* **What you should do**: Take every line from the first down to the line with "0.463, 0.448, 0.431];" and set it down exactly, without the pictures.

* **Data for the task**:
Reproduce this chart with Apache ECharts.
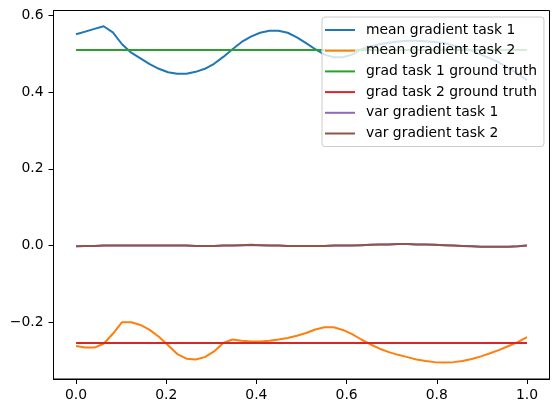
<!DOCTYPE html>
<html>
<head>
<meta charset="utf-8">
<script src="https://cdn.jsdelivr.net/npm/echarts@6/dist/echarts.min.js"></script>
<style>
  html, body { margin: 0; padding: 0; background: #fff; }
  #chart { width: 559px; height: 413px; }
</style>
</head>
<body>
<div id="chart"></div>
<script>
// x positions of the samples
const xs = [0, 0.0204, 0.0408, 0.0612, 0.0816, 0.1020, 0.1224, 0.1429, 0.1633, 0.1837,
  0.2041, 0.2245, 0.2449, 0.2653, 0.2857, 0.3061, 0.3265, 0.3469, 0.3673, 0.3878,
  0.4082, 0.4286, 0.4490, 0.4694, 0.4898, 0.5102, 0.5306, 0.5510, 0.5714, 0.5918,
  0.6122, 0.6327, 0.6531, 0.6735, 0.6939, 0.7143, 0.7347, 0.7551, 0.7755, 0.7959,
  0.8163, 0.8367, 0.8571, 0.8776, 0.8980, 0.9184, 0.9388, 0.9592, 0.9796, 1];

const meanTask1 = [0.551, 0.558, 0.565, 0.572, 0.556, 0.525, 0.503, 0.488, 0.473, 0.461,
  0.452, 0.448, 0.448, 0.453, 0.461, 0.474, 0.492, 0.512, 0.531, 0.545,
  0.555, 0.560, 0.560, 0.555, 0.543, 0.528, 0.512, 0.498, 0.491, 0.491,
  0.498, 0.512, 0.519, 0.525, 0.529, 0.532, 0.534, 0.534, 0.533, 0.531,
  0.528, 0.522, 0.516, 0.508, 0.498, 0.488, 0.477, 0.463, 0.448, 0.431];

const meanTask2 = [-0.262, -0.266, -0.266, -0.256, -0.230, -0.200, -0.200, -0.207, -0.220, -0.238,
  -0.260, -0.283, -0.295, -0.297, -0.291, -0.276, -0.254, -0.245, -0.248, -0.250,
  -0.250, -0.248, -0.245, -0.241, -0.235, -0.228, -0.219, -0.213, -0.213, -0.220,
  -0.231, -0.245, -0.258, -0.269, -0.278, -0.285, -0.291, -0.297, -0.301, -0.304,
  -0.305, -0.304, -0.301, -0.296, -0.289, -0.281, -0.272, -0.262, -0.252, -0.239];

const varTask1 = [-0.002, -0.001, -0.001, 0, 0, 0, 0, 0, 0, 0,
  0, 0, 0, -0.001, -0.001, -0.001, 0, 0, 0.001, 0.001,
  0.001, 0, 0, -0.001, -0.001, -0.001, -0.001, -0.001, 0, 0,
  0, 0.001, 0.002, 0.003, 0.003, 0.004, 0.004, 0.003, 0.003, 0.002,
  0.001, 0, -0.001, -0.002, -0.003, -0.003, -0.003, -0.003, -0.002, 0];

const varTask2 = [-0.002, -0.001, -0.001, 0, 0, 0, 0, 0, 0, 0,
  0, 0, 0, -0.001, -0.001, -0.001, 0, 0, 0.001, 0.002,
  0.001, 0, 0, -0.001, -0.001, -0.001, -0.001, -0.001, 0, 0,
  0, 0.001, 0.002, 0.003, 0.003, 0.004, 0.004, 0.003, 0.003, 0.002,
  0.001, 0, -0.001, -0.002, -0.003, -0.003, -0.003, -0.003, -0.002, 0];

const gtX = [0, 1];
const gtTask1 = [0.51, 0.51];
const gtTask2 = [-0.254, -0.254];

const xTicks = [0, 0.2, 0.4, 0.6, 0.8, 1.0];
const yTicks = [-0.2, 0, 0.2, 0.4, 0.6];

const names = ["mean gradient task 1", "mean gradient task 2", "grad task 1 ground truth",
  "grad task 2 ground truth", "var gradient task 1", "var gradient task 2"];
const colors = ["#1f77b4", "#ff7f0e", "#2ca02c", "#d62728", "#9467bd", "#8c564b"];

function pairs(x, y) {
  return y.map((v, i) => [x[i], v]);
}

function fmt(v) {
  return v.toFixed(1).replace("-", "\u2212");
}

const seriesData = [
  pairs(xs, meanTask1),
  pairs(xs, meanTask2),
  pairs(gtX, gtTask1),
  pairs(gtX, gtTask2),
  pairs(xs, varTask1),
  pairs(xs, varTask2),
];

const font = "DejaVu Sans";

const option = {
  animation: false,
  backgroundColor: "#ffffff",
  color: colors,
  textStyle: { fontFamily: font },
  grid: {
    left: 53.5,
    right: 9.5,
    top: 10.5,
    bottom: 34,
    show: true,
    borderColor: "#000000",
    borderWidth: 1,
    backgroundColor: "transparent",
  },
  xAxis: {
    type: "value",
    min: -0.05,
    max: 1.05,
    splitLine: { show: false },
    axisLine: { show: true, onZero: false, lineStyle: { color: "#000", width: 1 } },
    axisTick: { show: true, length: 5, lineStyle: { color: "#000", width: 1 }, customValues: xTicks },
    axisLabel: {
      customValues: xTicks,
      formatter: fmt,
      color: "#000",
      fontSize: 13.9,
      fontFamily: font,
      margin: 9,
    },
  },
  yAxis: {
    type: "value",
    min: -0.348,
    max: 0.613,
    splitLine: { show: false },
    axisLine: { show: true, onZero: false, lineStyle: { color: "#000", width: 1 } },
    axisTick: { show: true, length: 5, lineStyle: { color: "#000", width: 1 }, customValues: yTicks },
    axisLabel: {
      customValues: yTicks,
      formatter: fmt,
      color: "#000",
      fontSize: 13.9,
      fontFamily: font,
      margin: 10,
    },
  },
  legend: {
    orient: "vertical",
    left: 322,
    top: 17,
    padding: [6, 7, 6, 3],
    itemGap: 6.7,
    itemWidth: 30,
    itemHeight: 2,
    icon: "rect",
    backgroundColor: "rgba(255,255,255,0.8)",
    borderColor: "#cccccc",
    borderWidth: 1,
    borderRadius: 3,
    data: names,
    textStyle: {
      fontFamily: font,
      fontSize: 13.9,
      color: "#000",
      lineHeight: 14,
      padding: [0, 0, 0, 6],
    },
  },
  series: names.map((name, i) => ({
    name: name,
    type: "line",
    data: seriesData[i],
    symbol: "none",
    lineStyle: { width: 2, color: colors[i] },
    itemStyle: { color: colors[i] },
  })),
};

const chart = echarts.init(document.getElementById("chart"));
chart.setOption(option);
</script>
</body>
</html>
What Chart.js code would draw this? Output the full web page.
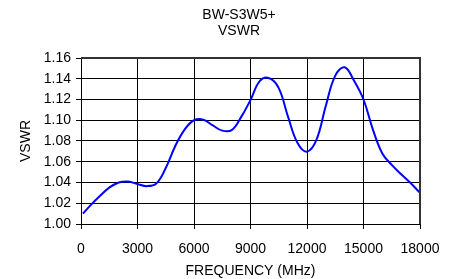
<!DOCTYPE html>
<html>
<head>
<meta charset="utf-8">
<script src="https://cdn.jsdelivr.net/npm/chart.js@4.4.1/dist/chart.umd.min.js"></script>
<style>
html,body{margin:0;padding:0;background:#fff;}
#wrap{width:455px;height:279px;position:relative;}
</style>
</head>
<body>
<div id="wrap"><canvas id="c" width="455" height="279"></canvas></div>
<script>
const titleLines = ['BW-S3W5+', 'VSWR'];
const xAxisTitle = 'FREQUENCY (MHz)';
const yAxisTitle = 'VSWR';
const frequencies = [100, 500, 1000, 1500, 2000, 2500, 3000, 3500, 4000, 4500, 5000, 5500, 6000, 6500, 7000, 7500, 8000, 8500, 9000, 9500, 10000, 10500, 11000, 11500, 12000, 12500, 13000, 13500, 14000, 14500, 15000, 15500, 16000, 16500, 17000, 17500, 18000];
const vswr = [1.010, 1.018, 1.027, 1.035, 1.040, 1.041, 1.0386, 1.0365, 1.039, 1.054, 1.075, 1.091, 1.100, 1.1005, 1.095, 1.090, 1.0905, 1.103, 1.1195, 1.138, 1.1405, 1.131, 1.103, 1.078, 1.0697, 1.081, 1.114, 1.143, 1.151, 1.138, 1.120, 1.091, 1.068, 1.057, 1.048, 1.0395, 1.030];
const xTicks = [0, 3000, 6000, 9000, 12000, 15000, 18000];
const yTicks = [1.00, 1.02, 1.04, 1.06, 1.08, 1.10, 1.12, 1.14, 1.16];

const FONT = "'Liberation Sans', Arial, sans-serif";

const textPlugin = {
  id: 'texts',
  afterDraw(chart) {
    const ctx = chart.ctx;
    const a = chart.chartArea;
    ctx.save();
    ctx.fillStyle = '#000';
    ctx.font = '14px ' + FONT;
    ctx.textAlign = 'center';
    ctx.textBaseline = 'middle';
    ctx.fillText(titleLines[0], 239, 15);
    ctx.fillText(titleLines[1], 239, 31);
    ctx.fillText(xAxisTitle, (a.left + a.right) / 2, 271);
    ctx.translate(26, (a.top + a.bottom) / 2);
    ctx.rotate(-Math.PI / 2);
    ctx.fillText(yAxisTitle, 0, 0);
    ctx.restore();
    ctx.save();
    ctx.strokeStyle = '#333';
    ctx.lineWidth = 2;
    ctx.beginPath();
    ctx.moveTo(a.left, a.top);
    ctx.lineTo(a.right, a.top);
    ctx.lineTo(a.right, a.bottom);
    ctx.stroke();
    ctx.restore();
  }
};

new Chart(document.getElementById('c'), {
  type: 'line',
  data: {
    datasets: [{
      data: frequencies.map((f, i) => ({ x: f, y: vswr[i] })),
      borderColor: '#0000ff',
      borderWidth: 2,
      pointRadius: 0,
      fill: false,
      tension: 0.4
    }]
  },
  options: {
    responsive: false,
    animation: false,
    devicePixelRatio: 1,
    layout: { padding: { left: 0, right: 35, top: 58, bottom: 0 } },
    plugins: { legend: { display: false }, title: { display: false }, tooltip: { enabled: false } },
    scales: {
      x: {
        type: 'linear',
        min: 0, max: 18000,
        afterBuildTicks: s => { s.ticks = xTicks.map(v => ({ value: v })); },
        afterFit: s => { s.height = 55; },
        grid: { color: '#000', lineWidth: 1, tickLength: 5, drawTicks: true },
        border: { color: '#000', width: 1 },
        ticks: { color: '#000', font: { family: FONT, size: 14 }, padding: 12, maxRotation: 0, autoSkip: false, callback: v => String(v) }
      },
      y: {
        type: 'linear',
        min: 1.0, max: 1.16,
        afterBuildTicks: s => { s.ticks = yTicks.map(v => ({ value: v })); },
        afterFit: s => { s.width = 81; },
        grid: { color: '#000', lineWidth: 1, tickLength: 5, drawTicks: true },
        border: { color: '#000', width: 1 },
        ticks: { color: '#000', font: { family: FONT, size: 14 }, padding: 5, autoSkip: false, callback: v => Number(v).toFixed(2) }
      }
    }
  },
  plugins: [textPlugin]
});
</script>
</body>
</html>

* **Written solution**:
Reproduce this chart with Apache ECharts.
<!DOCTYPE html>
<html>
<head>
<meta charset="utf-8">
<script src="https://cdn.jsdelivr.net/npm/echarts@6/dist/echarts.min.js"></script>
<style>
  html, body { margin: 0; padding: 0; background: #fff; }
  #chart { width: 559px; height: 413px; }
</style>
</head>
<body>
<div id="chart"></div>
<script>
// x positions of the samples
const xs = [0, 0.0204, 0.0408, 0.0612, 0.0816, 0.1020, 0.1224, 0.1429, 0.1633, 0.1837,
  0.2041, 0.2245, 0.2449, 0.2653, 0.2857, 0.3061, 0.3265, 0.3469, 0.3673, 0.3878,
  0.4082, 0.4286, 0.4490, 0.4694, 0.4898, 0.5102, 0.5306, 0.5510, 0.5714, 0.5918,
  0.6122, 0.6327, 0.6531, 0.6735, 0.6939, 0.7143, 0.7347, 0.7551, 0.7755, 0.7959,
  0.8163, 0.8367, 0.8571, 0.8776, 0.8980, 0.9184, 0.9388, 0.9592, 0.9796, 1];

const meanTask1 = [0.551, 0.558, 0.565, 0.572, 0.556, 0.525, 0.503, 0.488, 0.473, 0.461,
  0.452, 0.448, 0.448, 0.453, 0.461, 0.474, 0.492, 0.512, 0.531, 0.545,
  0.555, 0.560, 0.560, 0.555, 0.543, 0.528, 0.512, 0.498, 0.491, 0.491,
  0.498, 0.512, 0.519, 0.525, 0.529, 0.532, 0.534, 0.534, 0.533, 0.531,
  0.528, 0.522, 0.516, 0.508, 0.498, 0.488, 0.477, 0.463, 0.448, 0.431];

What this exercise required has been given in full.